The second stage of the wind formation is more dramatic and occurs when a powerful jet of particles, collimated by a strong central magnetic field, hits a large molecular cloud (made mainly of atoms of hydrogen), located at about a hundred light-years from the black hole. Without a confining surface, the jet would dissipate its energy in an almost useless way out of the galaxy, but with the energy injected in this cloud, it could be spread by means of a thermal wind (called the secondary wind), capable of blowing out the gas to even more distant regions from the nucleus.
We can compare this mechanism to partially covering a high pressure garden hose with a finger: the water would escape with a high velocity jet-like beam. If this beam hits a hard spot in the way, the water will be inevitably spread in all directions. Therefore, this second stage enables the huge amount of kinetic energy concentrated only in a narrow open angle of the jet to be re-distributed in a wider way, coming out from a region far away from the black hole. The heated gas and the thermal radiation would be blown away, accelerating the interstellar material outwards in a way that the radiative wind from the central disc would not be able to, since at these distances it would be very rarefied.
The wind formed with these high velocities is confined to the interior of an hour-glass-like geometry. The walls of this hour-glass, seen through iron emission lines, glow in the radiation emitted by low-velocity gas. However, both structures (distinguished by their velocities) have distinct reasons to present similar orientations: the walls of the hour-glass are excited by the radiation that escapes from the central disc (without accelerating them) and the high-velocity gas comes in the preferred direction from where the jet is bent and spread by the cloud. Although we may not see this specific configuration in other galaxies, the same mechanism could play a similar role in expelling the nuclear gas. This would happen when a jet hits a dense molecular material, known to be very common in the centre of all active galaxies, such as the dusty torus around black holes.

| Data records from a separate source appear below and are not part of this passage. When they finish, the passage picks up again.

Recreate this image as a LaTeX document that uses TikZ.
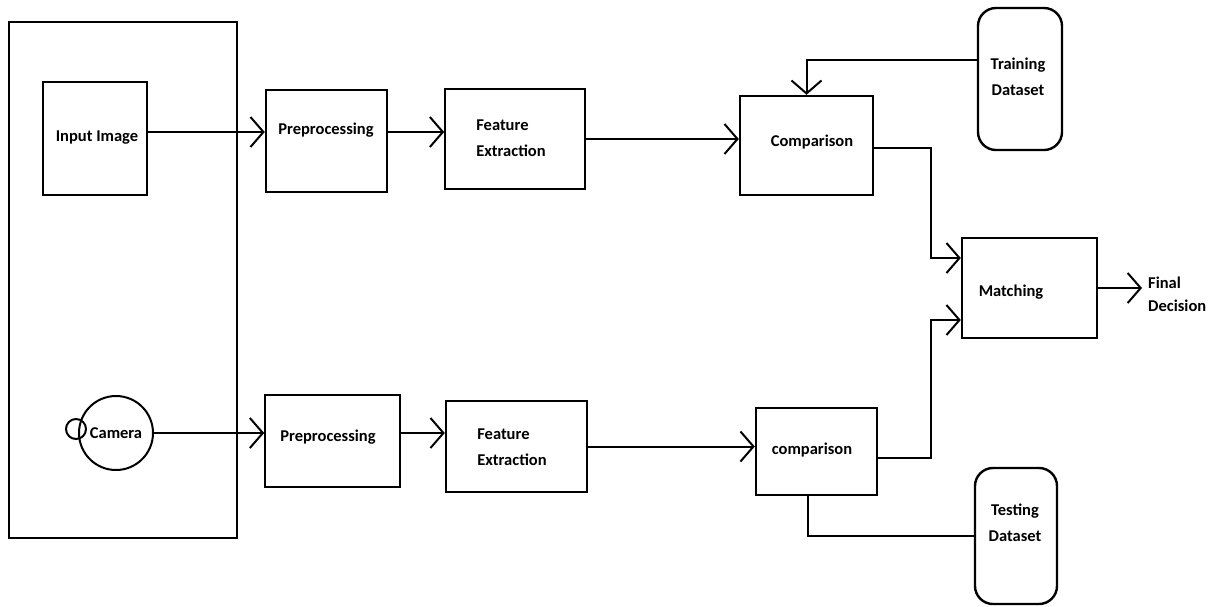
\documentclass[tikz,border=0pt]{standalone}
\usepackage{fontspec}
\setmainfont{Carlito}
\usetikzlibrary{arrows.meta,calc}
\begin{document}
\begin{tikzpicture}[x=1pt,y=-1pt,
 box/.style={draw,line width=2.4pt,inner sep=0pt},
 db/.style={draw,line width=2.4pt,rounded corners=18pt,inner sep=0pt},
 lbl/.style={font=\fontsize{16.5}{26}\selectfont\bfseries, align=left, inner sep=0pt},
 conn/.style={line width=2pt},
 arr/.style={line width=2pt,-{Straight Barb[length=13pt,width=30pt,line width=2pt]}}]
\useasboundingbox (0,0) rectangle (1215,606);
\fill[white] (0,0) rectangle (1215,606);
% boxes
\node[box,minimum width=228pt,minimum height=516pt] (outer) at (123,280) {};
\node[box,minimum width=104pt,minimum height=113pt] (inp) at (95,138.5) {};
\node[box,minimum width=121pt,minimum height=102pt] (pre1) at (326.5,141) {};
\node[box,line width=1.6pt,minimum width=140pt,minimum height=100pt] (feat1) at (515,139) {};
\node[box,minimum width=133pt,minimum height=99pt] (comp1) at (806.5,145.5) {};
\node[db,minimum width=84pt,minimum height=142pt] (train) at (1020,79) {};
\node[box,minimum width=135pt,minimum height=100pt] (match) at (1029.5,288) {};
\node[box,line width=1.6pt,minimum width=135pt,minimum height=92pt] (pre2) at (332.5,441) {};
\node[box,minimum width=141pt,minimum height=91pt] (feat2) at (516.5,446.5) {};
\node[box,minimum width=121pt,minimum height=87pt] (comp2) at (816.5,451.5) {};
\node[db,minimum width=82pt,minimum height=136pt] (test) at (1016,536) {};
\node[draw,circle,line width=2pt,minimum size=74pt,inner sep=0pt] (cam) at (116,433) {};
\node[draw,circle,line width=2pt,minimum size=20pt,inner sep=0pt] (lens) at (76,429) {};
% labels
\node[lbl] (tinp) at (97,138) {Input Image};
\node[lbl] (tpre1) at (326,130) {Preprocessing};
\node[lbl] (tfeat1) at (511,138) {Feature\\Extraction};
\node[lbl] (tcomp1) at (812,142) {Comparison};
\node[lbl,align=center] (ttrain) at (1018,77) {Training\\Dataset};
\node[lbl] (tmatch) at (1011,292) {Matching};
\node[lbl,anchor=west,font=\fontsize{16.5}{23}\selectfont\bfseries] (tfd) at (1148,294) {Final\\Decision};
\node[lbl] (tcam) at (116,433) {Camera};
\node[lbl] (tpre2) at (328,437) {Preprocessing};
\node[lbl] (tfeat2) at (512,447) {Feature\\Extraction};
\node[lbl] (tcomp2) at (812,450) {comparison};
\node[lbl,align=center] (ttest) at (1015,523) {Testing\\Dataset};
% connectors
\draw[arr] ([yshift=6.5pt]inp.east) -- ([yshift=6.5pt]inp.east -| pre1.west);
\draw[arr] ([yshift=9pt]pre1.east) -- ([yshift=9pt]pre1.east -| feat1.west);
\draw[arr] (feat1.east) -- (feat1.east -| comp1.west);
\draw[arr] ([yshift=19pt]train.west) -| (comp1.north);
\draw[arr] ([yshift=-2.5pt]comp1.east) -- ++(57,0) |- ([yshift=30pt]match.west);
\draw[arr] ([yshift=-6.5pt]comp2.east) -- ++(53,0) |- ([yshift=-32pt]match.west);
\draw[conn] ([xshift=-8.5pt]comp2.south) |- (test.west);
\draw[arr] (match.east) -- ([xshift=-6pt]match.east -| tfd.west);
\draw[arr] (cam.east) -- (cam.east -| pre2.west);
\draw[arr] ([yshift=8pt]pre2.east) -- ([yshift=8pt]pre2.east -| feat2.west);
\draw[arr] (feat2.east) -- (feat2.east -| comp2.west);
\end{tikzpicture}
\end{document}
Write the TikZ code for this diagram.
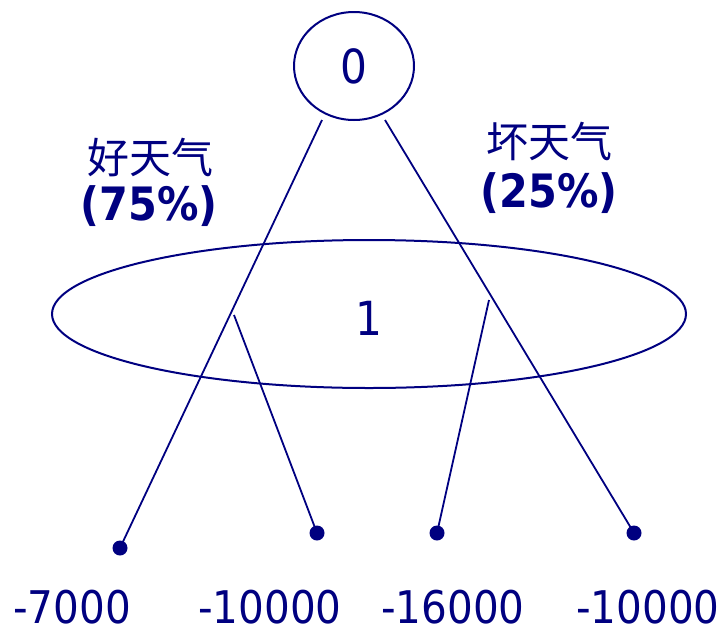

The discovery of these new mechanisms fills an important gap in the understanding of galaxy formation because it shows that black holes are capable of blowing out the surrounding gas more efficiently than we knew before. Without this, virtually all the existing matter would be trapped in stars in a kind of “super-galaxy”. The Universe would be darker and colder, since stars have a limited luminous lifetime. Such black holes keep the intergalactic gas hot, which will eventually form new stars, as if we have living-galaxies slowly breathing through the cosmos.